**Aim of the task:**
Give the number of lines containing the word "matplotlib", and nothing else.

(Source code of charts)
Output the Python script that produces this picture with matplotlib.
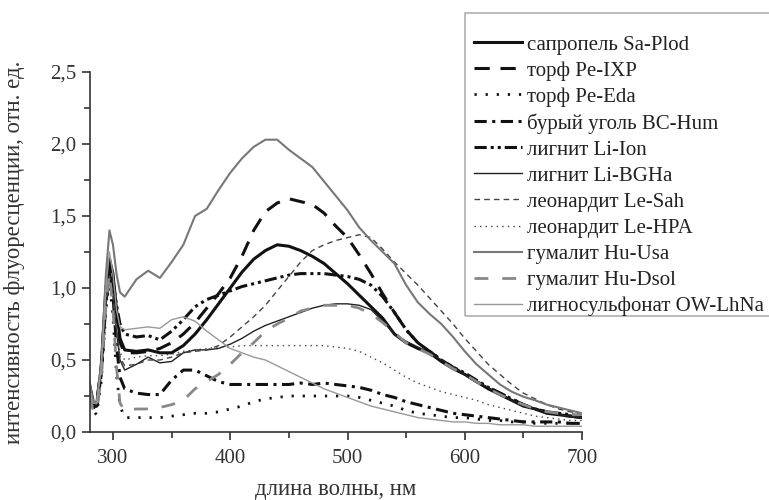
import matplotlib
matplotlib.use("Agg")
import matplotlib.pyplot as plt
from matplotlib.patches import Rectangle

plt.rcParams['font.family'] = ['Liberation Serif', 'DejaVu Serif']

# wavelength grid, nm
wl = [280, 283, 286, 290, 294, 297, 300, 303, 306, 310,
      320, 330, 340, 350, 360, 370, 380, 390, 400, 410,
      420, 430, 440, 450, 460, 470, 480, 490, 500, 510,
      520, 530, 540, 550, 560, 570, 580, 590, 600, 610,
      620, 630, 640, 650, 660, 670, 680, 690, 700]

sa_plod = [0.30, 0.20, 0.18, 0.45, 1.00, 1.20, 1.10, 0.85, 0.65, 0.57,
           0.56, 0.57, 0.55, 0.55, 0.60, 0.68, 0.78, 0.89, 1.00, 1.11,
           1.20, 1.26, 1.30, 1.29, 1.26, 1.22, 1.17, 1.10, 1.03, 0.95,
           0.87, 0.79, 0.68, 0.62, 0.58, 0.55, 0.49, 0.44, 0.40, 0.35,
           0.30, 0.26, 0.22, 0.18, 0.16, 0.13, 0.12, 0.11, 0.10]
pe_ixp = [0.32, 0.22, 0.20, 0.45, 0.95, 1.18, 1.05, 0.80, 0.62, 0.55,
          0.55, 0.56, 0.58, 0.62, 0.68, 0.76, 0.86, 0.96, 1.07, 1.22,
          1.40, 1.53, 1.59, 1.62, 1.60, 1.58, 1.52, 1.43, 1.35, 1.23,
          1.10, 0.96, 0.83, 0.71, 0.62, 0.56, 0.50, 0.45, 0.40, 0.35,
          0.31, 0.27, 0.23, 0.19, 0.16, 0.14, 0.12, 0.11, 0.10]
pe_eda = [0.28, 0.15, 0.12, 0.35, 0.85, 1.05, 0.80, 0.40, 0.18, 0.10,
          0.10, 0.10, 0.10, 0.11, 0.12, 0.13, 0.13, 0.14, 0.16, 0.18,
          0.21, 0.23, 0.24, 0.25, 0.25, 0.25, 0.25, 0.25, 0.25, 0.24,
          0.22, 0.20, 0.18, 0.15, 0.13, 0.12, 0.11, 0.10, 0.10, 0.09,
          0.08, 0.08, 0.07, 0.07, 0.06, 0.06, 0.06, 0.06, 0.06]
bc_hum = [0.30, 0.18, 0.16, 0.40, 0.90, 1.10, 0.95, 0.60, 0.38, 0.30,
          0.27, 0.26, 0.26, 0.36, 0.43, 0.43, 0.39, 0.35, 0.33, 0.33,
          0.33, 0.33, 0.33, 0.33, 0.34, 0.33, 0.34, 0.33, 0.32, 0.31,
          0.29, 0.26, 0.24, 0.21, 0.19, 0.17, 0.15, 0.13, 0.12, 0.11,
          0.10, 0.09, 0.08, 0.07, 0.07, 0.07, 0.07, 0.06, 0.06]
li_ion = [0.33, 0.20, 0.18, 0.42, 0.95, 1.15, 1.05, 0.88, 0.75, 0.68,
          0.66, 0.67, 0.64, 0.70, 0.78, 0.87, 0.92, 0.95, 0.98, 1.01,
          1.03, 1.05, 1.07, 1.09, 1.10, 1.10, 1.10, 1.09, 1.08, 1.06,
          1.02, 0.94, 0.83, 0.71, 0.62, 0.56, 0.50, 0.45, 0.41, 0.36,
          0.31, 0.27, 0.23, 0.19, 0.16, 0.14, 0.13, 0.12, 0.11]
li_bgha = [0.28, 0.20, 0.20, 0.42, 0.90, 1.05, 0.95, 0.70, 0.50, 0.43,
           0.47, 0.52, 0.48, 0.49, 0.55, 0.57, 0.57, 0.58, 0.61, 0.65,
           0.70, 0.74, 0.77, 0.80, 0.83, 0.86, 0.88, 0.89, 0.89, 0.88,
           0.85, 0.77, 0.68, 0.63, 0.59, 0.55, 0.50, 0.45, 0.40, 0.35,
           0.31, 0.26, 0.22, 0.19, 0.16, 0.14, 0.12, 0.11, 0.10]
le_sah = [0.30, 0.20, 0.19, 0.42, 0.90, 1.08, 0.95, 0.70, 0.52, 0.46,
          0.47, 0.50, 0.50, 0.52, 0.55, 0.56, 0.57, 0.60, 0.66, 0.73,
          0.80, 0.88, 0.98, 1.08, 1.18, 1.26, 1.30, 1.33, 1.35, 1.37,
          1.35, 1.27, 1.18, 1.10, 1.02, 0.93, 0.84, 0.75, 0.65, 0.56,
          0.47, 0.40, 0.33, 0.27, 0.23, 0.19, 0.16, 0.14, 0.12]
le_hpa = [0.30, 0.21, 0.19, 0.42, 0.90, 1.05, 0.95, 0.72, 0.55, 0.50,
          0.52, 0.53, 0.53, 0.54, 0.56, 0.57, 0.58, 0.59, 0.59, 0.60,
          0.60, 0.60, 0.60, 0.60, 0.60, 0.60, 0.60, 0.59, 0.58, 0.56,
          0.52, 0.48, 0.43, 0.38, 0.34, 0.31, 0.28, 0.26, 0.24, 0.22,
          0.19, 0.17, 0.15, 0.13, 0.11, 0.10, 0.09, 0.08, 0.08]
hu_usa = [0.35, 0.22, 0.20, 0.48, 1.10, 1.40, 1.30, 1.10, 0.97, 0.94,
          1.06, 1.12, 1.07, 1.18, 1.30, 1.50, 1.55, 1.68, 1.80, 1.90,
          1.98, 2.03, 2.03, 1.96, 1.90, 1.84, 1.74, 1.64, 1.54, 1.42,
          1.33, 1.25, 1.17, 1.02, 0.90, 0.82, 0.75, 0.66, 0.56, 0.47,
          0.40, 0.33, 0.28, 0.245, 0.22, 0.19, 0.17, 0.15, 0.13]
hu_dsol = [0.25, 0.15, 0.14, 0.38, 0.90, 1.10, 0.85, 0.45, 0.20, 0.15,
           0.16, 0.16, 0.17, 0.19, 0.22, 0.30, 0.35, 0.40, 0.47, 0.55,
           0.62, 0.70, 0.75, 0.79, 0.84, 0.86, 0.88, 0.88, 0.88, 0.86,
           0.82, 0.76, 0.69, 0.62, 0.58, 0.54, 0.49, 0.44, 0.40, 0.35,
           0.30, 0.26, 0.22, 0.19, 0.16, 0.14, 0.13, 0.12, 0.12]
ow_lhna = [0.30, 0.20, 0.20, 0.45, 1.00, 1.25, 1.10, 0.85, 0.73, 0.71,
           0.72, 0.73, 0.72, 0.78, 0.80, 0.77, 0.70, 0.64, 0.58, 0.55,
           0.52, 0.50, 0.46, 0.42, 0.38, 0.34, 0.30, 0.27, 0.24, 0.21,
           0.18, 0.16, 0.14, 0.12, 0.10, 0.09, 0.08, 0.07, 0.07, 0.06,
           0.06, 0.05, 0.05, 0.05, 0.04, 0.04, 0.04, 0.04, 0.04]

labels = ['сапропель Sa-Plod', 'торф Pe-IXP', 'торф Pe-Eda',
          'бурый уголь BC-Hum', 'лигнит Li-Ion', 'лигнит Li-BGHa',
          'леонардит Le-Sah', 'леонардит Le-HPA', 'гумалит Hu-Usa',
          'гумалит Hu-Dsol', 'лигносульфонат OW-LhNa']
series = [sa_plod, pe_ixp, pe_eda, bc_hum, li_ion, li_bgha,
          le_sah, le_hpa, hu_usa, hu_dsol, ow_lhna]

# (color, linewidth, linestyle)
styles = [('#111111', 2.2, '-'),
          ('#111111', 2.2, (0, (5, 3.5))),
          ('#111111', 2.0, (0, (0.8, 3.2))),
          ('#111111', 2.2, (0, (4, 1.8, 1, 1.8))),
          ('#111111', 2.2, (0, (4, 1.3, 1, 1.3, 1, 1.3))),
          ('#222222', 1.0, '-'),
          ('#444444', 1.0, (0, (4, 3))),
          ('#444444', 1.0, (0, (1, 3))),
          ('#777777', 1.5, '-'),
          ('#888888', 2.0, (0, (5, 5))),
          ('#999999', 1.0, '-')]

fig = plt.figure(figsize=(7.69, 5.0), dpi=100)
ax = fig.add_axes([0.1164, 0.136, 0.6405, 0.72])

for y, lab, (c, lw, ls) in zip(series, labels, styles):
    ax.plot(wl, y, color=c, lw=lw, ls=ls, label=lab)

ax.set_xlim(280, 700)
ax.set_ylim(0, 2.5)
ax.set_xticks([300, 400, 500, 600, 700])
ax.set_xticks([350, 450, 550, 650], minor=True)
ax.set_yticks([0, 0.5, 1.0, 1.5, 2.0, 2.5])
ax.set_yticks([0.25, 0.75, 1.25, 1.75, 2.25], minor=True)
ax.set_yticklabels(['0,0', '0,5', '1,0', '1,5', '2,0', '2,5'])
ax.spines['top'].set_visible(False)
ax.spines['right'].set_visible(False)
for s in ['left', 'bottom']:
    ax.spines[s].set_color('#333333')
    ax.spines[s].set_linewidth(1.2)
ax.tick_params(which='major', direction='out', length=6, width=1.2,
               colors='#333333', labelsize=15, labelcolor='#333333')
ax.tick_params(which='minor', direction='out', length=4, width=1.2,
               colors='#333333')
ax.tick_params(axis='x', pad=6)

ax.set_xlabel('длина волны, нм', fontsize=16.4, color='#333333', labelpad=8)
ax.set_ylabel('интенсивность флуоресценции, отн. ед.', fontsize=16.4,
              color='#333333', labelpad=18)

# legend frame drawn separately so it can run off the right edge
fig.patches.append(Rectangle((465 / 769, 1 - 316 / 500), 320 / 769, 303 / 500,
                             transform=fig.transFigure, fill=False,
                             edgecolor='#b0b0b0', lw=1.2))
fig.legend(loc='upper left', bbox_to_anchor=(474 / 769, 1 - 35 / 500),
           frameon=False, fontsize=15, handlelength=2.3, handletextpad=0.25,
           labelspacing=0.31, borderpad=0, borderaxespad=0,
           labelcolor='#222222')

fig.savefig('out.png', dpi=100)
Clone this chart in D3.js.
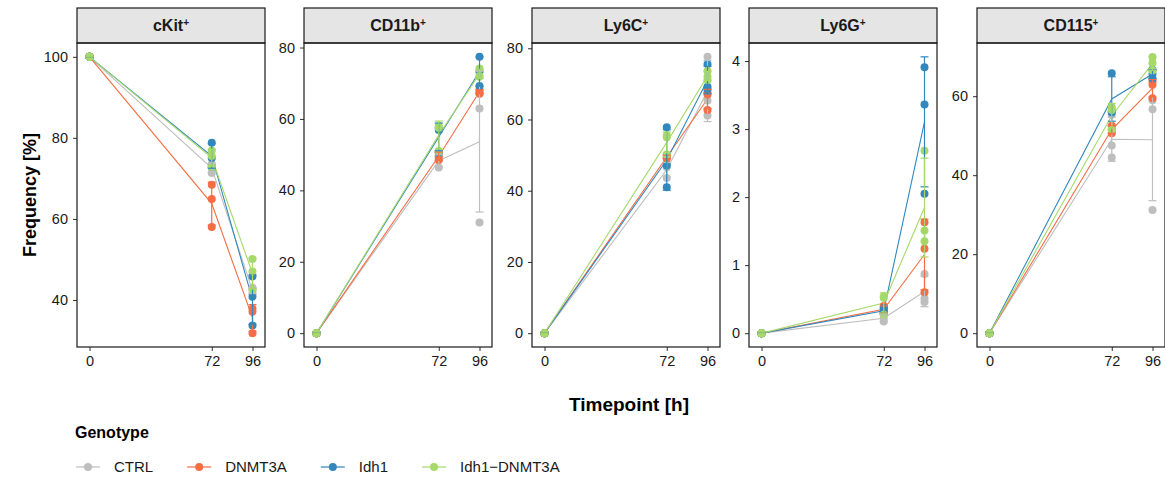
<!DOCTYPE html>
<html>
<head>
<meta charset="utf-8">
<script src="https://cdn.jsdelivr.net/npm/d3@7"></script>
<style>
  body { margin: 0; background: #fff; }
  text { font-family: "Liberation Sans", Arial, sans-serif; }
</style>
</head>
<body>
<svg id="chart" width="1165" height="479"></svg>
<script>
"use strict";
const markers = ["cKit", "CD11b", "Ly6C", "Ly6G", "CD115"];
const genotypes = ["CTRL", "DNMT3A", "Idh1", "Idh1\u2212DNMT3A"];
const timepoints = [0, 72, 96];
const colors = ["#bebebe", "#f46d43", "#3288bd", "#a6d96a"];

// replicates per genotype: [t0, t72, t96]
const cKitReps = [
    [[100, 100, 100], [72.9, 71.3, 73.5], [43.0, 42.5, 41.5]],
    [[100, 100, 100], [68.4, 64.9, 58.0], [37.8, 37.1, 31.8]],
    [[100, 100, 100], [78.8, 75.0, 72.8], [45.8, 40.8, 33.7]],
    [[100, 100, 100], [76.9, 75.5, 72.8], [50.1, 47.0, 42.5]]
];
const cd11bReps = [
    [[0, 0, 0], [46.4, 49.5, 49.0], [62.9, 31.0, 67.0]],
    [[0, 0, 0], [50.8, 49.4, 48.5], [68.2, 67.1, 67.5]],
    [[0, 0, 0], [56.9, 57.5, 50.5], [77.4, 73.2, 69.2]],
    [[0, 0, 0], [58.0, 57.5, 51.0], [74.1, 71.8, 72.0]]
];
const ly6cReps = [
    [[0, 0, 0], [46.6, 43.6, 47.5], [77.6, 65.3, 61.1]],
    [[0, 0, 0], [49.4, 50.0, 49.0], [67.6, 62.7, 67.0]],
    [[0, 0, 0], [57.8, 47.1, 41.0], [75.5, 69.2, 68.5]],
    [[0, 0, 0], [55.0, 50.2, 55.5], [73.6, 71.1, 72.0]]
];
const ly6gReps = [
    [[0, 0, 0], [0.27, 0.22, 0.17], [0.87, 0.51, 0.46]],
    [[0, 0, 0], [0.40, 0.35, 0.30], [1.63, 1.24, 0.60]],
    [[0, 0, 0], [0.37, 0.33, 0.29], [3.91, 3.36, 2.05]],
    [[0, 0, 0], [0.54, 0.52, 0.27], [2.68, 1.51, 1.35]]
];
const cd115Reps = [
    [[0, 0, 0], [55.3, 47.5, 44.5], [56.7, 31.2, 59.0]],
    [[0, 0, 0], [52.5, 51.6, 50.6], [63.7, 62.9, 59.5]],
    [[0, 0, 0], [65.8, 55.9, 56.2], [66.7, 65.6, 64.5]],
    [[0, 0, 0], [57.2, 56.5, 51.5], [69.9, 68.4, 66.5]]
];
const panelReps = [cKitReps, cd11bReps, ly6cReps, ly6gReps, cd115Reps];
const yTicks = [
    [40, 60, 80, 100],
    [0, 20, 40, 60, 80],
    [0, 20, 40, 60, 80],
    [0, 1, 2, 3, 4],
    [0, 20, 40, 60]
];

const svg = d3.select("#chart");
const panelLefts = [77, 304, 532, 749, 977];
const panelW = 188;
const stripTop = 8;
const plotTop = 43;
const plotBottom = 347;
const pad = 12.5;
const inkColor = "#1a1a1a";

panelReps.forEach((reps, p) => {
    const left = panelLefts[p];
    const g = svg.append("g");
    const stats = [];
    reps.forEach((byTime, gi) => {
        byTime.forEach((vals, ti) => {
            const mean = d3.mean(vals);
            const sd = d3.deviation(vals) || 0;
            stats.push({ g: gi, t: timepoints[ti], vals, mean, lo: mean - sd, hi: mean + sd });
        });
    });
    const lo = d3.min(stats, d => Math.min(d.lo, d3.min(d.vals)));
    const hi = d3.max(stats, d => Math.max(d.hi, d3.max(d.vals)));
    const ext = (hi - lo) * 0.05;
    const y = d3.scaleLinear().domain([lo - ext, hi + ext]).range([plotBottom, plotTop]);
    const x = d3.scaleLinear().domain([0, 96]).range([left + pad, left + panelW - pad]);

    // strip
    g.append("rect")
        .attr("x", left).attr("y", stripTop)
        .attr("width", panelW).attr("height", plotTop - stripTop)
        .attr("fill", "#e5e5e5").attr("stroke", inkColor).attr("stroke-width", 1.2);
    const lab = g.append("text")
        .attr("x", left + panelW / 2).attr("y", 31)
        .attr("text-anchor", "middle")
        .attr("font-size", 16).attr("font-weight", "bold").attr("fill", inkColor);
    lab.append("tspan").text(markers[p]);
    lab.append("tspan").attr("font-size", 10).attr("dy", -5).text("+");

    // axes
    const yAxis = d3.axisLeft(y).tickValues(yTicks[p]).tickFormat(d3.format("d")).tickSize(4).tickPadding(5);
    const xAxis = d3.axisBottom(x).tickValues(timepoints).tickFormat(d3.format("d")).tickSize(4).tickPadding(5);
    const ya = g.append("g").attr("transform", `translate(${left},0)`).call(yAxis);
    const xa = g.append("g").attr("transform", `translate(0,${plotBottom})`).call(xAxis);
    [ya, xa].forEach(a => {
        a.select(".domain").remove();
        a.selectAll("line").attr("stroke", "#333");
        a.selectAll("text").attr("font-size", 14.5).attr("fill", inkColor)
            .attr("font-family", "Liberation Sans, Arial, sans-serif");
    });

    // mean lines
    const line = d3.line().x(d => x(d.t)).y(d => y(d.mean));
    genotypes.forEach((name, gi) => {
        g.append("path")
            .datum(stats.filter(d => d.g === gi))
            .attr("d", line).attr("fill", "none")
            .attr("stroke", colors[gi]).attr("stroke-width", 1.1);
    });

    // replicate points
    genotypes.forEach((name, gi) => {
        stats.filter(d => d.g === gi).forEach(d => {
            g.selectAll(null).data(d.vals).enter().append("circle")
                .attr("cx", x(d.t)).attr("cy", v => y(v))
                .attr("r", 4).attr("fill", colors[gi]);
        });
    });

    // error bars (mean +/- sd)
    genotypes.forEach((name, gi) => {
        stats.filter(d => d.g === gi).forEach(d => {
            const cx = x(d.t);
            const eg = g.append("g").attr("stroke", colors[gi]).attr("stroke-width", 1.2);
            eg.append("line").attr("x1", cx).attr("x2", cx).attr("y1", y(d.lo)).attr("y2", y(d.hi));
            eg.append("line").attr("x1", cx - 4).attr("x2", cx + 4).attr("y1", y(d.lo)).attr("y2", y(d.lo));
            eg.append("line").attr("x1", cx - 4).attr("x2", cx + 4).attr("y1", y(d.hi)).attr("y2", y(d.hi));
        });
    });

    // panel border
    g.append("rect")
        .attr("x", left).attr("y", plotTop)
        .attr("width", panelW).attr("height", plotBottom - plotTop)
        .attr("fill", "none").attr("stroke", inkColor).attr("stroke-width", 1.2);
});

// axis titles
svg.append("text")
    .attr("transform", "translate(36,195) rotate(-90)")
    .attr("text-anchor", "middle").attr("font-size", 18).attr("font-weight", "bold")
    .attr("fill", "#000").text("Frequency [%]");
svg.append("text")
    .attr("x", 629).attr("y", 411)
    .attr("text-anchor", "middle").attr("font-size", 19).attr("font-weight", "bold")
    .attr("fill", "#000").text("Timepoint [h]");

// legend
svg.append("text")
    .attr("x", 75).attr("y", 438)
    .attr("font-size", 16).attr("font-weight", "bold").attr("fill", "#000")
    .text("Genotype");
let lx = 76;
genotypes.forEach((name, gi) => {
    const lg = svg.append("g");
    lg.append("line").attr("x1", lx).attr("x2", lx + 24).attr("y1", 467).attr("y2", 467)
        .attr("stroke", colors[gi]).attr("stroke-width", 1.2);
    lg.append("circle").attr("cx", lx + 12).attr("cy", 467).attr("r", 4).attr("fill", colors[gi]);
    const t = lg.append("text").attr("x", lx + 38).attr("y", 472)
        .attr("font-size", 15).attr("fill", inkColor).text(name);
    lx = lx + 38 + t.node().getComputedTextLength() + 34;
});
</script>
</body>
</html>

**Final answer:**
5